Les chiffres montrent bien à quel point les départs anticipés à la pension sont modérés, contrairement à ce que certains de vos collègues au sein du gouvernement Arizona ont tendance à dire. Ils caricaturent la fonction publique et les fonctionnaires sans évoquer, à aucun moment, la pénibilité de ces métiers ni le fait que ces personnes aient des carrières longues. Elles se sont projetées dans cette carrière-là, parfois en se disant que ce n’était peut-être pas le métier de leurs rêves, mais qu’elles allaient l’exercer car il présente certains avantages, mais aussi des inconvénients. Dès lors, changer les règles du jeu en cours de route, c’est une véritable trahison. Et c’est valable dans d’autres domaines en matière de pension.
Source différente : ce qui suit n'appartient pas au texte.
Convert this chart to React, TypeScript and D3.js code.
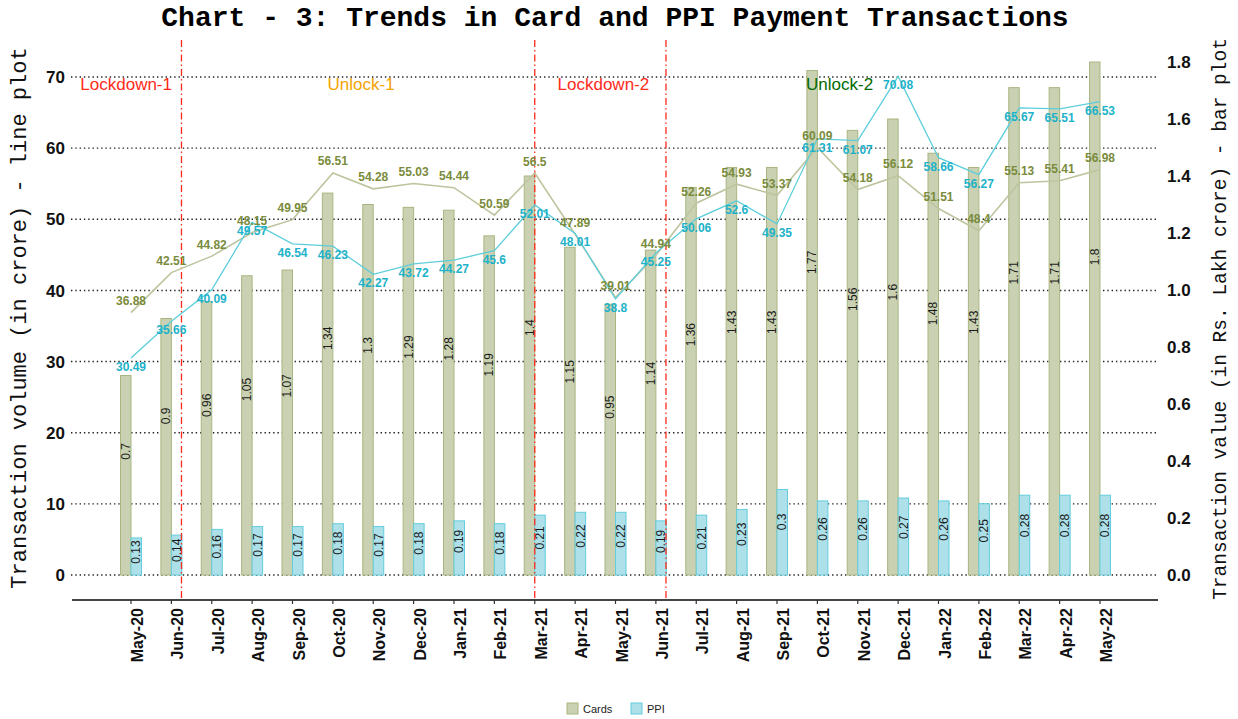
import React, { useEffect, useRef } from "react";
import * as d3 from "d3";

const months = [
  "May-20", "Jun-20", "Jul-20", "Aug-20", "Sep-20", "Oct-20", "Nov-20", "Dec-20",
  "Jan-21", "Feb-21", "Mar-21", "Apr-21", "May-21", "Jun-21", "Jul-21", "Aug-21",
  "Sep-21", "Oct-21", "Nov-21", "Dec-21", "Jan-22", "Feb-22", "Mar-22", "Apr-22", "May-22",
];

// value in Rs. lakh crore (bars, right axis)
const cardsValue = [0.7, 0.9, 0.96, 1.05, 1.07, 1.34, 1.3, 1.29, 1.28, 1.19, 1.4, 1.15, 0.95, 1.14, 1.36, 1.43, 1.43, 1.77, 1.56, 1.6, 1.48, 1.43, 1.71, 1.71, 1.8];
const ppiValue = [0.13, 0.14, 0.16, 0.17, 0.17, 0.18, 0.17, 0.18, 0.19, 0.18, 0.21, 0.22, 0.22, 0.19, 0.21, 0.23, 0.3, 0.26, 0.26, 0.27, 0.26, 0.25, 0.28, 0.28, 0.28];

// volume in crore (lines, left axis)
const cardsVolume = [36.88, 42.51, 44.82, 48.15, 49.95, 56.51, 54.28, 55.03, 54.44, 50.59, 56.5, 47.89, 39.01, 44.94, 52.26, 54.93, 53.37, 60.09, 54.18, 56.12, 51.51, 48.4, 55.13, 55.41, 56.98];
const ppiVolume = [30.49, 35.66, 40.09, 49.57, 46.54, 46.23, 42.27, 43.72, 44.27, 45.6, 52.01, 48.01, 38.8, 45.25, 50.06, 52.6, 49.35, 61.31, 61.07, 70.08, 58.66, 56.27, 65.67, 65.51, 66.53];

const leftTicks = [0, 10, 20, 30, 40, 50, 60, 70];
const rightTicks = [0, 0.2, 0.4, 0.6, 0.8, 1.0, 1.2, 1.4, 1.6, 1.8];

// phase boundaries (month + shift in steps) and phase names
const phaseLines = [
  { month: "Jun-20", shift: 0.25 },
  { month: "Mar-21", shift: 0 },
  { month: "Jun-21", shift: 0.25 },
];
const phaseNames = ["Lockdown-1", "Unlock-1", "Lockdown-2", "Unlock-2"];
const phaseColors = ["#ff2a1a", "#f5a300", "#ff2a1a", "#006a00"];
const phasePos = [-0.12, 5.7, 11.7, 17.55];

const seriesNames = ["Cards", "PPI"];

const App = () => {
  const svgRef = useRef(null);

  useEffect(() => {
    const svg = d3.select(svgRef.current);
    svg.selectAll("*").remove();
    draw(svg);
  }, []);

  const draw = (svg) => {
    const W = 1238, H = 719;
    const plotL = 71, plotR = 1157, axisY = 600;
    const sans = "'Liberation Sans', Arial, sans-serif";
    const mono = "'Liberation Mono', 'Courier New', monospace";

    const cardsFill = "#c9d1b2", cardsStroke = "#a9b681";
    const ppiFill = "#aee0e9", ppiStroke = "#62cddc";
    const cardsLine = "#bdc59f", ppiLine = "#5ccedb";
    const cardsText = "#7a8b3c", ppiText = "#1db2c9";

    svg.attr("width", W).attr("height", H);

    const x = d3.scalePoint().domain(months).range([131, 1100]);
    const step = x.step();
    const yL = d3.scaleLinear().domain([0, 70]).range([575, 77]);
    const yR = d3.scaleLinear().domain([0, 1.8]).range([575, 62]);
    const bw = 10.5;

    // title
    svg.append("text")
      .attr("x", 615).attr("y", 26)
      .attr("text-anchor", "middle")
      .attr("font-family", mono).attr("font-weight", "bold").attr("font-size", "28px")
      .text("Chart - 3: Trends in Card and PPI Payment Transactions");

    // dotted grid
    svg.append("g").selectAll("line").data(leftTicks).enter().append("line")
      .attr("x1", plotL).attr("x2", plotR)
      .attr("y1", (d) => yL(d)).attr("y2", (d) => yL(d))
      .attr("stroke", "#222").attr("stroke-width", 1.4)
      .attr("stroke-dasharray", "1.4,2.9");

    // bars
    const bars = svg.append("g");
    bars.selectAll(".card").data(cardsValue).enter().append("rect")
      .attr("x", (d, i) => x(months[i]) - bw)
      .attr("y", (d) => yR(d))
      .attr("width", bw).attr("height", (d) => yR(0) - yR(d))
      .attr("fill", cardsFill).attr("stroke", cardsStroke).attr("stroke-width", 1);
    bars.selectAll(".ppi").data(ppiValue).enter().append("rect")
      .attr("x", (d, i) => x(months[i]))
      .attr("y", (d) => yR(d))
      .attr("width", bw).attr("height", (d) => yR(0) - yR(d))
      .attr("fill", ppiFill).attr("stroke", ppiStroke).attr("stroke-width", 1);

    const barLabel = (vals, off) => {
      bars.selectAll(null).data(vals).enter().append("text")
        .attr("transform", (d, i) => "translate(" + (x(months[i]) + off) + "," + yR(d * 0.62) + ") rotate(-90)")
        .attr("text-anchor", "middle").attr("dy", "0.35em")
        .attr("font-family", sans).attr("font-size", "12px").attr("fill", "#1a1a1a")
        .text((d) => d);
    };
    barLabel(cardsValue, -bw / 2);
    barLabel(ppiValue, bw / 2);

    // phase separators
    svg.append("g").selectAll("line").data(phaseLines).enter().append("line")
      .attr("x1", (d) => x(d.month) + d.shift * step)
      .attr("x2", (d) => x(d.month) + d.shift * step)
      .attr("y1", 40).attr("y2", 598)
      .attr("stroke", "#ff2a1a").attr("stroke-width", 1.3)
      .attr("stroke-dasharray", "7,3,1.5,3");

    // lines
    const lineL = d3.line().x((d, i) => x(months[i])).y((d) => yL(d));
    svg.append("path").datum(cardsVolume).attr("d", lineL)
      .attr("fill", "none").attr("stroke", cardsLine).attr("stroke-width", 1.6);
    svg.append("path").datum(ppiVolume).attr("d", lineL)
      .attr("fill", "none").attr("stroke", ppiLine).attr("stroke-width", 1.3);

    svg.append("g").selectAll("text").data(cardsVolume).enter().append("text")
      .attr("x", (d, i) => x(months[i])).attr("y", (d) => yL(d) - 7.5)
      .attr("text-anchor", "middle")
      .attr("font-family", sans).attr("font-weight", "bold").attr("font-size", "12px")
      .attr("fill", cardsText).text((d) => d);
    svg.append("g").selectAll("text").data(ppiVolume).enter().append("text")
      .attr("x", (d, i) => x(months[i])).attr("y", (d) => yL(d) + 13)
      .attr("text-anchor", "middle")
      .attr("font-family", sans).attr("font-weight", "bold").attr("font-size", "12px")
      .attr("fill", ppiText).text((d) => d);

    // phase names
    svg.append("g").selectAll("text").data(phaseNames).enter().append("text")
      .attr("x", (d, i) => x(months[0]) + phasePos[i] * step).attr("y", 90)
      .attr("text-anchor", "middle")
      .attr("font-family", sans).attr("font-size", "17px")
      .attr("fill", (d, i) => phaseColors[i]).text((d) => d);

    // x axis
    svg.append("line").attr("x1", plotL + 1).attr("x2", plotR + 1)
      .attr("y1", axisY).attr("y2", axisY)
      .attr("stroke", "#444").attr("stroke-width", 2);
    svg.append("g").selectAll("line").data(months).enter().append("line")
      .attr("x1", (d) => x(d)).attr("x2", (d) => x(d))
      .attr("y1", axisY).attr("y2", axisY + 4)
      .attr("stroke", "#333").attr("stroke-width", 1.2);
    svg.append("g").selectAll("text").data(months).enter().append("text")
      .attr("transform", (d) => "translate(" + (x(d) + 12) + "," + 608 + ") rotate(-90)")
      .attr("text-anchor", "end")
      .attr("font-family", sans).attr("font-weight", "bold").attr("font-size", "16px")
      .attr("fill", "#111").text((d) => d);

    // y axes labels
    svg.append("g").selectAll("text").data(leftTicks).enter().append("text")
      .attr("x", 65).attr("y", (d) => yL(d)).attr("dy", "0.36em")
      .attr("text-anchor", "end")
      .attr("font-family", sans).attr("font-weight", "bold").attr("font-size", "17px")
      .attr("fill", "#111").text((d) => d);
    svg.append("g").selectAll("text").data(rightTicks).enter().append("text")
      .attr("x", 1167).attr("y", (d) => yR(d)).attr("dy", "0.36em")
      .attr("text-anchor", "start")
      .attr("font-family", sans).attr("font-weight", "bold").attr("font-size", "17px")
      .attr("fill", "#111").text((d) => d.toFixed(1));

    svg.append("text")
      .attr("transform", "translate(26,318) rotate(-90)")
      .attr("text-anchor", "middle")
      .attr("font-family", mono).attr("font-size", "22px").attr("fill", "#111")
      .text("Transaction volume (in crore) - line plot");
    svg.append("text")
      .attr("transform", "translate(1226,319) rotate(-90)")
      .attr("text-anchor", "middle")
      .attr("font-family", mono).attr("font-size", "19.5px").attr("fill", "#111")
      .text("Transaction value (in Rs. Lakh crore) - bar plot");

    // legend
    const lg = svg.append("g");
    const legX = [567, 631];
    const legFill = [cardsFill, ppiFill];
    const legStroke = [cardsStroke, ppiStroke];
    seriesNames.forEach((n, i) => {
      lg.append("rect").attr("x", legX[i]).attr("y", 703).attr("width", 11).attr("height", 11)
        .attr("fill", legFill[i]).attr("stroke", legStroke[i]);
      lg.append("text").attr("x", legX[i] + 16).attr("y", 713)
        .attr("font-family", sans).attr("font-size", "11px").attr("fill", "#222").text(n);
    });
  };

  return (
    <div>
      <svg ref={svgRef} style={{ position: "absolute", left: 0, top: 0 }}></svg>
    </div>
  );
};

export default App;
Ces personnes ont planifié leur carrière sur la base du fait qu’elles pourraient partir plus tôt et ont mordu sur leur chique, se disant qu’il y aurait quand même une carotte au bout du chemin. La transformer en bâton, pour moi, c’est un véritable problème.
J’entends votre volonté de dialogue et je la salue, vraiment. Maintenant, je compte sur vous pour convaincre vos collègues de l’Arizona de cette nécessaire mise en dialogue, parce que ce n’est pas ce qu’on entend. On entend des clichés sur les syndicats, sur la fonction publique, sur les travailleurs mais on n’entend pas une volonté de trouver des solutions pour chacun et chacune en fonction de la pénibilité de son métier et de ses réalités.
J’entends votre parole mais je vois aussi le projet dans l’accord de majorité et les propos des autres. Permettez-moi dès lors de douter de l’effectivité de cette bonne volonté.